1. Garantir que todos tenham acesso à internet.

2. Manter toda a internet disponível para a população o tempo todo.

3. Respeitar e proteger os direitos individuais à privacidade e os direitos sobre dados individuais.

Os princípios para as empresas são:

4. Fazer com que a internet seja acessível, inclusive financeiramente, para todos.

5. Respeitar e proteger a privacidade e os dados pessoais para construir confiança online.

6. Desenvolver tecnologias que apóiem o melhor da humanidade e desafiem o pior.

Os princípios para os cidadãos são:

7. Ser criadores e colaboradores na internet.

8. Construir comunidades fortes, que respeitem o discurso civilizado e a dignidade humana.

9. Lutar pela internet.

Cada um desses princípios é desdobrado em propostas objetivas de ação, com links para estudos que fundamentam o motivo de terem sido elencados pelo grupo. Lutar pela internet, por exemplo, inclui não permitir que ela seja usada como arma por governos ou instituições e defender que seja o mais transparente possível.

Todo cidadão que entra no site pode apoiar a campanha automaticamente, é só deixar nome e email no cadastro. Já para as empresas, organizações e governos o processo é bem mais cuidadoso e foi criada uma metodologia para verificar se as atitudes preconizadas pelo pacto estão sendo adotadas. Nos casos em que não estiverem, a instituição pode ser cortada.

Tim Berners-Lee, após criar a internet, fundou uma instituição sem fins lucrativos chamada World Wide Web Foundation, dedicada a monitorar se o desenvolvimento da web segue os princípios iniciais de unir as pessoas e divulgar conhecimento de forma livre.

Em 2016, ele já havia iniciado um pacto entre especialistas para a democratização da rede. Na época, explicava tecnicamente que a "internet" (conexão entre os computadores) já é democratizada porque cada um tem o seu. Já a "web", a rede em si, fica nas mãos de poucas empresas. A proposta era criar uma nova rede, descentralizada.

A iniciativa tomada agora é de consertar a rede que temos. Parece ter a intenção dupla de conseguir compromisso daqueles que usufruem da usurpação dos dados dos cidadãos e conscientizar os cidadãos sobre seus direitos. A pessoa que dá apoio à iniciativa passa a receber atualizações sobre o tema. Muitos cidadãos não fazem ideia de como seus dados, coletados pelas mais diversas plataformas, podem ser utilizados.

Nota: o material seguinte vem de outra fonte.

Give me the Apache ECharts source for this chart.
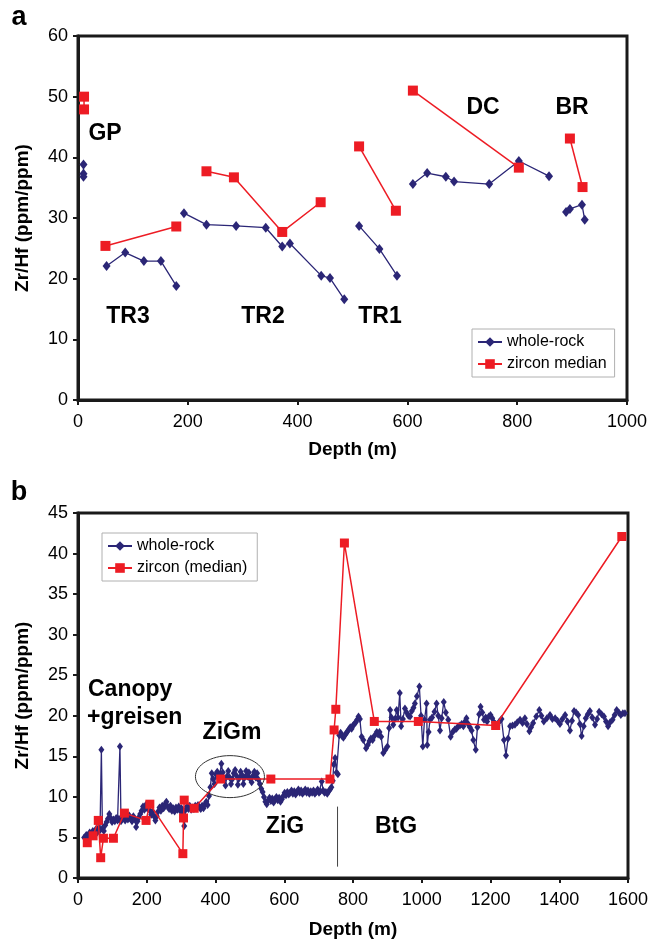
<!DOCTYPE html>
<html>
<head>
<meta charset="utf-8">
<script src="https://cdn.jsdelivr.net/npm/echarts@6/dist/echarts.min.js"></script>
<style>
html,body{margin:0;padding:0;background:#fff;}
#c{width:657px;height:944px;}
</style>
</head>
<body>
<div id="c"></div>
<script>
// ---------- Panel a data ----------
const ticksA_x = [0, 200, 400, 600, 800, 1000];
const ticksA_y = [0, 10, 20, 30, 40, 50, 60];
// whole-rock groups [depth, Zr/Hf]
const wrGP  = [[10,38.8],[10,37.3],[10,36.8]];
const wrTR3 = [[52,22.1],[86,24.3],[120,22.9],[151,22.9],[179,18.8]];
const wrTR2 = [[193,30.8],[234,28.9],[288,28.7],[342,28.4],[372,25.3],[386,25.8],[443,20.5],[459,20.1],[485,16.6]];
const wrTR1 = [[512,28.7],[549,24.9],[581,20.5]];
const wrDC  = [[610,35.6],[636,37.4],[670,36.8],[685,36.0],[749,35.6],[803,39.4],[858,36.9]];
const wrBR  = [[889,31.0],[896,31.5],[918,32.2],[923,29.7]];
// zircon median groups
const zrGP  = [[11,50.0],[11,47.9]];
const zrTR3 = [[50,25.4],[179,28.6]];
const zrTR2 = [[234,37.7],[284,36.7],[372,27.7],[442,32.6]];
const zrTR1 = [[512,41.8],[579,31.2]];
const zrDC  = [[610,51.0],[803,38.3]];
const zrBR  = [[896,43.1],[919,35.1]];

// ---------- Panel b data ----------
const ticksB_x = [0, 200, 400, 600, 800, 1000, 1200, 1400, 1600];
const ticksB_y = [0, 5, 10, 15, 20, 25, 30, 35, 40, 45];
const wrB = [
[18,5.0],[24,5.3],[29,5.1],[34,5.6],[38,5.3],[43,5.8],[47,5.5],[52,6.0],[56,5.6],[60,6.2],[64,5.9],[68,15.8],[71,6.1],[75,5.8],[79,6.5],[83,6.9],[87,7.3],[91,7.9],[95,7.4],[99,6.9],
[103,7.2],[107,7.0],[111,7.4],[115,7.1],[119,7.3],[122,16.2],[125,7.0],[129,7.3],[133,7.6],[137,7.1],[141,7.5],[145,7.2],[149,7.7],[153,7.3],[157,7.0],[161,7.6],[165,7.2],[169,6.3],[173,7.0],[177,7.5],
[181,7.9],[185,8.3],[189,8.8],[193,8.4],[197,9.0],[201,8.6],[205,8.9],[209,8.3],[213,7.8],[217,8.2],[221,7.6],[225,7.1],[229,7.6],[233,8.2],[237,8.7],[241,8.3],[245,8.9],[249,8.6],[253,9.1],[257,9.4],
[261,8.8],[265,8.5],[269,8.9],[273,8.3],[277,8.6],[281,8.2],[285,8.7],[289,8.4],[293,8.8],[297,8.3],[301,8.6],[305,8.1],[309,6.4],[313,8.4],[317,8.8],[321,8.5],[325,8.9],[329,8.4],[333,8.7],[337,8.5],
[341,8.9],[345,8.6],[349,9.0],[353,8.7],[357,8.5],[361,8.9],[365,8.6],[369,9.1],[373,9.4],[377,9.0],[381,10.1],[385,11.2],[389,12.9],[393,12.2],[397,11.6],[401,12.8],[405,13.1],[409,12.3],[413,12.8],[417,14.1],
[421,13.0],[425,12.2],[429,11.4],[433,12.5],[437,13.2],[441,12.4],[445,11.6],[449,12.2],[453,12.9],[457,13.3],[461,12.6],[465,11.5],[469,12.3],[473,13.1],[477,12.7],[481,11.6],[485,12.4],[489,13.2],[493,12.5],[497,13.0],
[501,12.2],[505,11.8],[509,12.6],[513,13.1],[517,12.4],[521,12.9],[525,12.1],[529,11.6],[533,11.0],[537,10.6],[541,10.0],[545,9.4],[549,9.1],[553,9.6],[557,9.9],[561,9.5],[565,9.8],[569,9.3],[573,9.7],[577,10.0],
[581,9.6],[585,9.9],[589,9.4],[593,9.7],[597,10.1],[601,10.5],[605,10.2],[609,10.6],[613,10.3],[617,10.5],[621,10.8],[625,10.4],[629,10.7],[633,10.3],[637,10.6],[641,10.9],[645,10.5],[649,10.8],[653,10.4],[657,10.6],
[661,10.9],[665,10.5],[669,10.8],[673,10.4],[677,10.7],[681,10.5],[685,10.8],[689,10.4],[693,10.6],[697,10.9],[701,10.5],[705,10.7],[709,11.9],[713,10.8],[717,10.5],[721,10.6],[725,10.4],[729,10.7],[733,10.9],[737,11.2],
[741,12.0],[744,14.0],[748,14.8],[752,13.0],[756,12.8],[760,17.6],[764,17.9],[768,17.5],[772,17.3],[776,17.6],[780,17.8],[784,18.1],[788,18.3],[792,18.6],[796,18.4],[800,18.8],[804,19.0],[808,19.2],[812,19.5],[816,19.9],
[820,19.6],[825,17.4],[830,17.0],[838,16.0],[843,16.4],[848,16.9],[852,17.2],[857,17.0],[862,17.5],[869,18.0],[873,17.7],[877,18.0],[882,17.4],[888,15.4],[894,15.8],[900,16.2],[905,18.5],[908,20.7],[912,19.8],[917,18.9],
[922,19.6],[927,20.7],[931,19.8],[936,22.8],[940,18.7],[945,19.6],[951,20.9],[956,20.4],[961,20.0],[966,19.9],[971,20.6],[976,21.0],[980,21.5],[986,22.4],[993,23.6],[998,20.0],[1003,16.2],[1008,19.5],[1014,21.5],[1016,16.4],
[1020,18.0],[1024,19.5],[1030,19.8],[1037,20.5],[1043,21.5],[1048,20.0],[1053,18.2],[1058,19.7],[1064,21.7],[1070,20.4],[1077,19.5],[1084,17.4],[1090,18.0],[1096,18.3],[1101,18.4],[1106,18.7],[1111,18.8],[1116,19.0],[1121,18.7],[1126,19.3],
[1130,19.7],[1135,19.0],[1140,18.6],[1145,18.2],[1150,17.0],[1157,15.8],[1162,18.6],[1167,20.2],[1171,21.1],[1176,20.4],[1181,19.5],[1186,19.8],[1190,19.3],[1195,19.9],[1200,20.1],[1205,19.7],[1210,19.2],[1215,19.0],[1220,18.8],[1226,19.3],
[1232,19.6],[1239,17.0],[1245,15.1],[1251,17.2],[1257,18.7],[1264,18.8],[1271,18.9],[1278,19.2],[1286,19.5],[1293,19.1],[1300,19.7],[1306,19.0],[1313,18.1],[1318,18.6],[1324,19.1],[1333,19.9],[1342,20.7],[1348,20.0],[1355,19.3],[1364,19.7],
[1373,20.1],[1380,19.6],[1388,19.7],[1395,19.4],[1402,19.0],[1409,19.6],[1417,20.1],[1424,19.3],[1431,18.2],[1437,19.4],[1443,20.6],[1449,20.4],[1455,20.1],[1460,19.0],[1465,17.5],[1471,18.7],[1477,19.7],[1483,20.2],[1489,20.6],[1496,19.8],
[1504,18.9],[1510,19.6],[1516,20.5],[1523,20.2],[1530,19.9],[1536,19.3],[1542,18.7],[1548,19.2],[1555,19.5],[1561,20.1],[1567,20.7],[1573,20.4],[1579,20.1],[1585,20.3],[1591,20.3]
];
const zrB = [
[27,4.35],[44,5.2],[59,7.1],[66,2.5],[74,4.9],[103,4.9],[135,8.0],[198,7.1],[209,9.1],[305,3.0],[307,7.4],[309,9.6],[338,8.6],[415,12.2],[561,12.2],[733,12.2],[745,18.25],[750,20.8],[775,41.3],[862,19.3],[990,19.3],[1215,18.8],[1582,42.1]
];
const boundaryB = [[755,1.4],[755,8.8]];
const ellipseB = {center:[442,12.5], rx:34.5, ry:21};

// ---------- styling ----------
const FONT = "'Liberation Sans', Arial, sans-serif";
const NAVY = '#2b2676';
const RED = '#ed1c24';

function axisCommon(isX){
  return {
    axisLine:{show:true, lineStyle:{color:'#1a1a1a', width:3}},
    axisTick:{show:true, inside:false, length:5, lineStyle:{color:'#1a1a1a', width:2}},
    splitLine:{show:false},
    axisLabel:{color:'#000', fontFamily:FONT, fontSize:18, margin: isX ? 13 : 10,
      formatter: v => String(v)},
    nameTextStyle:{color:'#000', fontFamily:FONT, fontSize:19, fontWeight:'bold'}
  };
}

function wrSeries(data, xi, yi, size, name){
  return {type:'line', name:name, xAxisIndex:xi, yAxisIndex:yi, data:data,
    symbol:'diamond', symbolSize:size, showSymbol:true,
    itemStyle:{color:NAVY}, lineStyle:{color:NAVY, width:1.3}, animation:false, z:2};
}
function zrSeries(data, xi, yi, size, name){
  return {type:'line', name:name, xAxisIndex:xi, yAxisIndex:yi, data:data,
    symbol:'rect', symbolSize:size, showSymbol:true,
    itemStyle:{color:RED}, lineStyle:{color:RED, width:1.5}, animation:false, z:3};
}

const chart = echarts.init(document.getElementById('c'), null, {renderer:'canvas'});

const series = [];
[wrGP, wrTR3, wrTR2, wrTR1, wrDC, wrBR].forEach(d => series.push(wrSeries(d,0,0,[8,10],'whole-rock')));
[zrGP, zrTR3, zrTR2, zrTR1, zrDC, zrBR].forEach(d => series.push(zrSeries(d,0,0,10,'zircon median')));
series.push(wrSeries(wrB,1,1,[6,8],'whole-rock'));
series.push(zrSeries(zrB,1,1,9,'zircon (median)'));
series.push({type:'line', name:'boundary', xAxisIndex:1, yAxisIndex:1, data:boundaryB, symbol:'none',
  lineStyle:{color:'#444', width:1}, animation:false, silent:true, z:1});

function lbl(text, x, y, size){
  return {type:'text', x:x, y:y, style:{text:text, fill:'#000', font:'bold '+size+'px '+FONT, textAlign:'center', textVerticalAlign:'middle'}};
}

const option = {
  backgroundColor:'#fff',
  animation:false,
  textStyle:{fontFamily:FONT},
  grid:[
    {left:78, top:36, width:549, height:364, show:true, borderColor:'#1a1a1a', borderWidth:3, backgroundColor:'transparent'},
    {left:78, top:513, width:550, height:365, show:true, borderColor:'#1a1a1a', borderWidth:3, backgroundColor:'transparent'}
  ],
  xAxis:[
    Object.assign(axisCommon(true), {type:'value', gridIndex:0, min:ticksA_x[0], max:ticksA_x[ticksA_x.length-1], interval:200,
      name:'Depth (m)', nameLocation:'middle', nameGap:40}),
    Object.assign(axisCommon(true), {type:'value', gridIndex:1, min:ticksB_x[0], max:ticksB_x[ticksB_x.length-1], interval:200,
      name:'Depth (m)', nameLocation:'middle', nameGap:42})
  ],
  yAxis:[
    Object.assign(axisCommon(false), {type:'value', gridIndex:0, min:ticksA_y[0], max:ticksA_y[ticksA_y.length-1], interval:10,
      name:'Zr/Hf (ppm/ppm)', nameLocation:'middle', nameGap:46}),
    Object.assign(axisCommon(false), {type:'value', gridIndex:1, min:ticksB_y[0], max:ticksB_y[ticksB_y.length-1], interval:5,
      name:'Zr/Hf (ppm/ppm)', nameLocation:'middle', nameGap:46})
  ],
  legend:[
    {data:['whole-rock','zircon median'], orient:'vertical', left:472, top:329,
     itemWidth:24, itemHeight:12, itemGap:6, padding:[5,8,5,5],
     borderColor:'#b0b0b0', borderWidth:1, backgroundColor:'#fff',
     textStyle:{fontFamily:FONT, fontSize:16, color:'#000'}, selectedMode:false},
    {data:['whole-rock','zircon (median)'], orient:'vertical', left:102, top:533,
     itemWidth:24, itemHeight:12, itemGap:6, padding:[5,10,5,5],
     borderColor:'#b0b0b0', borderWidth:1, backgroundColor:'#fff',
     textStyle:{fontFamily:FONT, fontSize:16, color:'#000'}, selectedMode:false}
  ],
  series:series,
  graphic:[
    lbl('a', 19, 18, 27),
    lbl('b', 19, 493, 27),
    lbl('GP', 105, 134, 23),
    lbl('TR3', 128, 317, 23),
    lbl('TR2', 263, 317, 23),
    lbl('TR1', 380, 317, 23),
    lbl('DC', 483, 108, 23),
    lbl('BR', 572, 108, 23),
    {type:'text', x:88, y:690, style:{text:'Canopy', fill:'#000', font:'bold 23px '+FONT, textAlign:'left', textVerticalAlign:'middle'}},
    {type:'text', x:87, y:718, style:{text:'+greisen', fill:'#000', font:'bold 23px '+FONT, textAlign:'left', textVerticalAlign:'middle'}},
    lbl('ZiGm', 232, 733, 23),
    lbl('ZiG', 285, 827, 23),
    lbl('BtG', 396, 827, 23)
  ]
};
chart.setOption(option);

// ellipse annotation around ZiGm, positioned from data coordinates
const cp = chart.convertToPixel({gridIndex:1}, ellipseB.center);
chart.setOption({graphic: option.graphic.concat([{
  type:'ellipse', shape:{cx:cp[0], cy:cp[1], rx:ellipseB.rx, ry:ellipseB.ry},
  style:{fill:'none', stroke:'#333', lineWidth:1}, z:10
}])});
</script>
</body>
</html>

Também não sabem que, na maioria dos países democráticos, como o Brasil, os dados pertencem a cada cidadão, não a empresas nem a governos.

"Se você for uma empresa ou governo, controlar a internet é uma forma de obter grandes lucros ou garantir que você permaneça no poder. As pessoas são indiscutivelmente a parte mais importante disso, porque são apenas elas que serão motivadas as responsabilizar os outros dois", diz o inventor da internet.

A tentativa de um pacto pela autorregulação chega num momento em que vários países discutem a necessidade de providências governamentais diante do reiterado uso de dados das pessoas sem o consentimento delas, principalmente para a manipulação de informações.

A principal preocupação tem sido com as grandes plataformas - Facebook, Twitter e Google - que são entendidas pelas pessoas como fontes de informação mas, na verdade, vivem da venda de dados em forma de publicidade segmentada. Para conseguir que as pessoas fiquem muito tempo plugadas fornecendo dados, as plataformas estimulam conteúdos com o que mais mobiliza o ser humano: ódio, medo e ressentimento.

A intenção do pai da web é que comecemos um processo para garantir que as pessoas entendam seus direitos, a internet seja protegida contra abusos e utilizada para beneficiar a humanidade. Trata-se de um freio de arrumação para a sensação de caos e agressividade online. As redes sociais não embarcam por altruísmo: todas as plataformas têm a convicção de que sua vida a longo prazo depende de criar discussões saudáveis e beneficiar as pessoas com conhecimento e informações de qualidade.

Há quem duvide da eficácia da estratégia. Para mim, a existência dela já é um mérito. Fomos jogados no mundo da hiperconectividade sem nenhum preparo técnico. Toda informação que possamos ter sobre as formas como usam nossos dados, o que isso causa e quais nossos direitos é um passo no sentido da liberdade individual.